Buddhism is overrated. In practice, is just as woman oppressing and patriarchal as most other religions.
Maybe where Buddhism is practiced by conservative cultures. Can't think of anything I was taught that was patriarchal in nature in Buddhist beliefs themselves. When my teacher went over the situation in Tibet and the Dalai Lama's succession process, he predicted that his next incarnation would be a girl in the Midwest, just to throw everyone for a loop.
The same shit that happens with Christians misinterpreting or deliberately ignoring scripture to use their religion as an excuse for shitty behavior happens with any other religion. And Buddhism varies a lot, with every region having a flavor or two of its own. I mainly learned about Tibetan and Rinzai.

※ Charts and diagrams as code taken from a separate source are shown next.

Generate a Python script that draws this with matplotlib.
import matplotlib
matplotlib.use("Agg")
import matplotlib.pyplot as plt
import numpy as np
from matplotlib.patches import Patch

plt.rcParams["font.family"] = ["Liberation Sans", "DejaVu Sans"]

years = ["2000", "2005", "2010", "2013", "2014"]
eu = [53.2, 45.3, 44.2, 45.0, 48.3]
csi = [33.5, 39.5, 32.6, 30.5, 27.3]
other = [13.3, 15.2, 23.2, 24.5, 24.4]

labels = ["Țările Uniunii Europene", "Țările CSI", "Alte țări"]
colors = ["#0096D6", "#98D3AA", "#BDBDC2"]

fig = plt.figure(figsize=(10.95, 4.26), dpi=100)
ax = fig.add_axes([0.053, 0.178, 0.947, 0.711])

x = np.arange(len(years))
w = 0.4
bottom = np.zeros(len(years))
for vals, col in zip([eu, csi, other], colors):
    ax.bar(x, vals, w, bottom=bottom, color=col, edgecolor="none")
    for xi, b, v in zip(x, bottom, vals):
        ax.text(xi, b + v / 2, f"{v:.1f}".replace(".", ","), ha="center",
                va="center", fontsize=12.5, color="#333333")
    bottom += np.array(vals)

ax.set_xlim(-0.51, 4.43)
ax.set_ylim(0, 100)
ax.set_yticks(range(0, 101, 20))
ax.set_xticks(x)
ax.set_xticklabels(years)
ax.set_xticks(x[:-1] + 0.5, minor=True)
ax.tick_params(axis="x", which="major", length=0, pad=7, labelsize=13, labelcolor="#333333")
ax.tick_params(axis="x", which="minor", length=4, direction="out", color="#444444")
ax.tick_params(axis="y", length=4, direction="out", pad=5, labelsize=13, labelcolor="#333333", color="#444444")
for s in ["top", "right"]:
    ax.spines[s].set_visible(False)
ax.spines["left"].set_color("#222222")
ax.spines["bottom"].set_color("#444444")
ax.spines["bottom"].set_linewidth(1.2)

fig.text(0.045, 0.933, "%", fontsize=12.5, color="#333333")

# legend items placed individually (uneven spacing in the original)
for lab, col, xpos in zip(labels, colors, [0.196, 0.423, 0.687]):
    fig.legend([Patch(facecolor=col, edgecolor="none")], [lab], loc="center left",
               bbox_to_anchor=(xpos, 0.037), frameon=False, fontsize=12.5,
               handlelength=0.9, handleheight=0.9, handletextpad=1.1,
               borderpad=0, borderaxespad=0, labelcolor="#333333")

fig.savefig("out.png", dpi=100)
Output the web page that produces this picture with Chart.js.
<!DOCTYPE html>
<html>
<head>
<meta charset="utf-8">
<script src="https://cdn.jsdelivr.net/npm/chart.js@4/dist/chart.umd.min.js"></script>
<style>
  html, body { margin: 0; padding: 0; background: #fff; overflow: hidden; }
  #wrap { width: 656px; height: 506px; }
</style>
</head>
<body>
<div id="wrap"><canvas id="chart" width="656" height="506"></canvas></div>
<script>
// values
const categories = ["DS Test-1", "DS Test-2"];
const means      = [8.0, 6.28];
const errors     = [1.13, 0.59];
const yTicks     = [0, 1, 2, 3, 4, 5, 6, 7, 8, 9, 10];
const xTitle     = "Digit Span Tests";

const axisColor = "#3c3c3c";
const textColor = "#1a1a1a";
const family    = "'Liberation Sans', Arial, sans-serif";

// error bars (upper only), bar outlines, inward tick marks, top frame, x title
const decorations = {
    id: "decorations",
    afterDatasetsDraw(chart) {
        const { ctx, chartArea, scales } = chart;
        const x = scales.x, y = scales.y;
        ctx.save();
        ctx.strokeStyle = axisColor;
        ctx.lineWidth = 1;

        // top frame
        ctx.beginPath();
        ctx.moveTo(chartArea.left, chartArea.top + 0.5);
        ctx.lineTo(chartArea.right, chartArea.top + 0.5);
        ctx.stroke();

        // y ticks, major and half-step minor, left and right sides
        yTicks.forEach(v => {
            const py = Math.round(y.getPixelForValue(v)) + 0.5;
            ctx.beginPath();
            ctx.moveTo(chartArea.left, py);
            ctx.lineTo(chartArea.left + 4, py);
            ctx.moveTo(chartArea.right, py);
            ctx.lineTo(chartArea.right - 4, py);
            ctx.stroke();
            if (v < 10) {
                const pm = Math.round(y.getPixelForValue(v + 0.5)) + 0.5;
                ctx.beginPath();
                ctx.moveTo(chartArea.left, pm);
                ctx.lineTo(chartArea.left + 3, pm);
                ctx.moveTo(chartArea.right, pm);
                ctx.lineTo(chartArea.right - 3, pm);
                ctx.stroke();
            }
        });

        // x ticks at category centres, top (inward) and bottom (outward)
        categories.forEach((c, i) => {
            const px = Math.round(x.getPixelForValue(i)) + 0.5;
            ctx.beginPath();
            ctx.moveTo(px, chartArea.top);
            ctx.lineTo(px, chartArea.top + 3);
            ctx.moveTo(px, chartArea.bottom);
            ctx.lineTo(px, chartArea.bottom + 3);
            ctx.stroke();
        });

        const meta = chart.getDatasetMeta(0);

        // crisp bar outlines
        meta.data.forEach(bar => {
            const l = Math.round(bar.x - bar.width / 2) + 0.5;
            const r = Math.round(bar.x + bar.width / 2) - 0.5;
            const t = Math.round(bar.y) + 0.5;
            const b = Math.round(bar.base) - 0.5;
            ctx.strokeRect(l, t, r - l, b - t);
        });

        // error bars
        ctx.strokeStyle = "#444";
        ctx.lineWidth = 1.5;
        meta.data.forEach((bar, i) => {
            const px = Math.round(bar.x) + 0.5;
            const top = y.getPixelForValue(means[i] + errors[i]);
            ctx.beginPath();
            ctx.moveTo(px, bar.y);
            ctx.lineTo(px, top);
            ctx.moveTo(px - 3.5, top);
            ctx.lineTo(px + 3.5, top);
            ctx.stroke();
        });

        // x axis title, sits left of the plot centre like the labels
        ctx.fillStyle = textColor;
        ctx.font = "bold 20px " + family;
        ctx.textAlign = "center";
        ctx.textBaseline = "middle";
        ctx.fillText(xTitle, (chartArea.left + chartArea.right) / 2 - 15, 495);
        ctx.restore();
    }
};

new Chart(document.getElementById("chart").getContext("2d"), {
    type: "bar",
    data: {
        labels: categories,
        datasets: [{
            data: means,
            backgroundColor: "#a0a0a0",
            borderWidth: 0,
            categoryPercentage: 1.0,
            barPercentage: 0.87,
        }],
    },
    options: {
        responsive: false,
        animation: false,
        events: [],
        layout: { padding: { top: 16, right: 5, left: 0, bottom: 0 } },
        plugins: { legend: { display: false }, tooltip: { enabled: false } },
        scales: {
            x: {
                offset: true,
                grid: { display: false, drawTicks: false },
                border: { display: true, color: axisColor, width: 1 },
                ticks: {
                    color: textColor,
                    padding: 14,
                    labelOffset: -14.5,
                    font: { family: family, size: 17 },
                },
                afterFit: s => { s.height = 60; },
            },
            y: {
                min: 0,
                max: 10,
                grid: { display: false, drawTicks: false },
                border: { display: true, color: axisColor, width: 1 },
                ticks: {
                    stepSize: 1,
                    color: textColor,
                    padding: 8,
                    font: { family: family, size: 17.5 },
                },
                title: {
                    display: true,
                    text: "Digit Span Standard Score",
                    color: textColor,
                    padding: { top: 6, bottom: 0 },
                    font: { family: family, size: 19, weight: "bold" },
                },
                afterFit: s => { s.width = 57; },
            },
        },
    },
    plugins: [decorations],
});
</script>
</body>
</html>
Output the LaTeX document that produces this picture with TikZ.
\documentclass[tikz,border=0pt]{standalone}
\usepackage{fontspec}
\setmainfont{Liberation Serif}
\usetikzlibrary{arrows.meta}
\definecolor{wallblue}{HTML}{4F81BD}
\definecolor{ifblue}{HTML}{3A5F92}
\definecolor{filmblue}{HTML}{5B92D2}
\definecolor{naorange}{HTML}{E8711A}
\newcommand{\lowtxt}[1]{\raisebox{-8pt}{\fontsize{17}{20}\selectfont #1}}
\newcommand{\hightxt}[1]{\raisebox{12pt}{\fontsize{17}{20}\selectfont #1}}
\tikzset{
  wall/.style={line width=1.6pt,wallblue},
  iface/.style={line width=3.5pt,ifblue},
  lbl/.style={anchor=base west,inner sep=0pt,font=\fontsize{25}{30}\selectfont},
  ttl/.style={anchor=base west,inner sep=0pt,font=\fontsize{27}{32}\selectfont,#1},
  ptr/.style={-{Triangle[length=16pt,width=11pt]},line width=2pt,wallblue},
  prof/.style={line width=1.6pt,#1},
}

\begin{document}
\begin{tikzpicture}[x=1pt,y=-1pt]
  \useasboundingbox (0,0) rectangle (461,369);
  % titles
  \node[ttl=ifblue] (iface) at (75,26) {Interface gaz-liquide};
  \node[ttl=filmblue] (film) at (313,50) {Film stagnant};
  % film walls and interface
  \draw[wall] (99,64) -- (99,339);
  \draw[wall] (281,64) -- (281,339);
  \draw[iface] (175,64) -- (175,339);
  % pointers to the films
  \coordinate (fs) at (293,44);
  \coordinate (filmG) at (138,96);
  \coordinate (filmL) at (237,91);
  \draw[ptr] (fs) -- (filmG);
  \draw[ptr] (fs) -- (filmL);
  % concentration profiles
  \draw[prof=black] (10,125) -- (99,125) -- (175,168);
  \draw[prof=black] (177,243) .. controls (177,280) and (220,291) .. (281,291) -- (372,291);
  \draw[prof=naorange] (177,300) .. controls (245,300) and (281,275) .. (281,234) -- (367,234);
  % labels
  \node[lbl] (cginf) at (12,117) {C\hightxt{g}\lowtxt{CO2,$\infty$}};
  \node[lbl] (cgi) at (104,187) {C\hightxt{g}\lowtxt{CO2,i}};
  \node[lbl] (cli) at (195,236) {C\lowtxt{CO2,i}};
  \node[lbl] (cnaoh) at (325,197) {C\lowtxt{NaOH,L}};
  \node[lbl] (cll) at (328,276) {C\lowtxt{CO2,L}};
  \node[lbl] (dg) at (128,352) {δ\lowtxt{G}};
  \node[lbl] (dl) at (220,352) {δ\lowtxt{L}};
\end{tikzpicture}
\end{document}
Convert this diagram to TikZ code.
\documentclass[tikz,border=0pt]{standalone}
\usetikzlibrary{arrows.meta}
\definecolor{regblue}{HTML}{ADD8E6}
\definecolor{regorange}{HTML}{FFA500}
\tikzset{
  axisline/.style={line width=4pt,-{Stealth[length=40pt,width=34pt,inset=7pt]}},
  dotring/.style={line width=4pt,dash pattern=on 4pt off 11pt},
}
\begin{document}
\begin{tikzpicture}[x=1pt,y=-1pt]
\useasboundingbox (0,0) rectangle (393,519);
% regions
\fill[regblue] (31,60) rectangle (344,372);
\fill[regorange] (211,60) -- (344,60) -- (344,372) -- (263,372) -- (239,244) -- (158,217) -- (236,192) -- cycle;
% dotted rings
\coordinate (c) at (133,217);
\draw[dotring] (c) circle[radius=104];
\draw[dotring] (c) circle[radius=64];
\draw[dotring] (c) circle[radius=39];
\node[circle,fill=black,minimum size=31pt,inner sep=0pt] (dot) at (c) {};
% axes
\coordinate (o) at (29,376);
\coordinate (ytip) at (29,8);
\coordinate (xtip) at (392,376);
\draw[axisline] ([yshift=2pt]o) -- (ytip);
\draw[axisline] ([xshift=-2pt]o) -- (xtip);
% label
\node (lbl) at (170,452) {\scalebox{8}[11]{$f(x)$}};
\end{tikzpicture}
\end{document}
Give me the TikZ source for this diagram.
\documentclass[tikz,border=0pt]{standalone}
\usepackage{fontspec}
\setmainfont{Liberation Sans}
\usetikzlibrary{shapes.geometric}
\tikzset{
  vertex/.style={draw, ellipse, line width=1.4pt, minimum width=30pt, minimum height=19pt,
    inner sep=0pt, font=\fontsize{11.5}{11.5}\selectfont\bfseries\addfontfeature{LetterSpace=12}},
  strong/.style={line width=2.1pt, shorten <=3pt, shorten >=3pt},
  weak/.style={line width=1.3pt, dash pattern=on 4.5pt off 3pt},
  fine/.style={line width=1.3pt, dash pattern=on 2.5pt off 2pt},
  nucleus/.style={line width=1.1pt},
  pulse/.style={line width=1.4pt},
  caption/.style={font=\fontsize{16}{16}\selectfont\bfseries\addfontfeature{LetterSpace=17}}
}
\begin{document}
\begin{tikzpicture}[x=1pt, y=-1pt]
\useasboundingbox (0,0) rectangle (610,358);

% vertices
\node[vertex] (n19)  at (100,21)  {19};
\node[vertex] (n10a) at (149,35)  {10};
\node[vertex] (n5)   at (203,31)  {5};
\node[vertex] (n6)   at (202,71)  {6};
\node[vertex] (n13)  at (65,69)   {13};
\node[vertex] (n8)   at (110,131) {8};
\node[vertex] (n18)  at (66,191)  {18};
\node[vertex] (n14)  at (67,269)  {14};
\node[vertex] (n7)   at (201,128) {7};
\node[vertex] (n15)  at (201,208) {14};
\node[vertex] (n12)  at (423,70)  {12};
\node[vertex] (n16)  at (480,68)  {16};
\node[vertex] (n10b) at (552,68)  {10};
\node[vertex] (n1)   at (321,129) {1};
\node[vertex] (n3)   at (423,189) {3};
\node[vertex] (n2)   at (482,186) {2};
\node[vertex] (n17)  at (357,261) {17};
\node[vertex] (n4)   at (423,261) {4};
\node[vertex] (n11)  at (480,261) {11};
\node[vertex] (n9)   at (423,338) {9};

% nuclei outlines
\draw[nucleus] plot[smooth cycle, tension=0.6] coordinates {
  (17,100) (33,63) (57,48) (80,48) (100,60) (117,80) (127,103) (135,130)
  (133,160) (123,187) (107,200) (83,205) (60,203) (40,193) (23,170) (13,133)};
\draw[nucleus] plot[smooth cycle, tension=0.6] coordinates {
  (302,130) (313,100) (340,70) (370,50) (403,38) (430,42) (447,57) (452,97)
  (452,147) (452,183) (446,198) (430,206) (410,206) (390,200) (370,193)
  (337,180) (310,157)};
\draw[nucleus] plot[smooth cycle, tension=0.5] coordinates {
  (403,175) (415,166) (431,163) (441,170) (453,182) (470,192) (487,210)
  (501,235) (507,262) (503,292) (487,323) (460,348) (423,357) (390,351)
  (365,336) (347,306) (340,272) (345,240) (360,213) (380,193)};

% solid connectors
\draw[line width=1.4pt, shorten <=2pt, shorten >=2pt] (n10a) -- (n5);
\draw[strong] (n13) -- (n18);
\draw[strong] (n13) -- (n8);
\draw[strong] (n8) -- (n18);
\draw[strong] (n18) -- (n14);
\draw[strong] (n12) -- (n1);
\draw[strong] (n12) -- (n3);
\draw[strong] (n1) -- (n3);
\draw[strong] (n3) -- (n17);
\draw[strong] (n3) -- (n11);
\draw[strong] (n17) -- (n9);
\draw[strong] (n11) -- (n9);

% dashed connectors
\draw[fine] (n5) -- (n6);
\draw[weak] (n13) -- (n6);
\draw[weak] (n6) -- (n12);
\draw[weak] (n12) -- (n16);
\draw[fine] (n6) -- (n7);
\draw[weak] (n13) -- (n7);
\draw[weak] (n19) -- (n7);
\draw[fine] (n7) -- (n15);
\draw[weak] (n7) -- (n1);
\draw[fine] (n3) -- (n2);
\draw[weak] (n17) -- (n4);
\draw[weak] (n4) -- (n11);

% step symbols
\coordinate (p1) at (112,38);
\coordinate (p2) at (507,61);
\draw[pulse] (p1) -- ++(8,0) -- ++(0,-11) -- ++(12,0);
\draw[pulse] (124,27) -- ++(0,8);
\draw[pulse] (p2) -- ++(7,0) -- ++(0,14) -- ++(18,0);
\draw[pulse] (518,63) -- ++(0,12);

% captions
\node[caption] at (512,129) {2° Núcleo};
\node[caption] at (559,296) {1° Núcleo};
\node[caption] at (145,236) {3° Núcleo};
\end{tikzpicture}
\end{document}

The thing that makes me the most leery about Buddhism is that to have a chance to achieve desertification you basically have to live off of other people's labour. Never trust a religion that says that you, the peasant, have to support the Priviledged Class, but that you as a peasant have no chance to nirvanise because you spend all your time labouring instead of sitting with your head up your arse in a temple somewhere.
I was taught that meditation isn't required or a direct path to enlightenment. It's just one tool. Its main purpose is to teach oneself mindfulness (their term for being mentally focused and pure in the present moment, instead of scattered and fractured over a million thoughts about the past and future). Mindfulness can be maintained at any time, doing anything. Meditation is just a means of practicing and improving your mindfulness, and it's difficult to realize enlightenment without mindfulness. I was told dozens of stories about how different people became enlightened, and not a one of them was during meditation. Several of them were during menial labor. Others were random eureka moments. IIRC some of those eureka moment stories were people who didn't even have much background of temple life or meditation.
Of course, these teachings weren't given to me in the manner that I'm paraphrasing them here. Being direct isn't something they like to do. These are the people who gave us koans, after all. This is just how I came to understand it.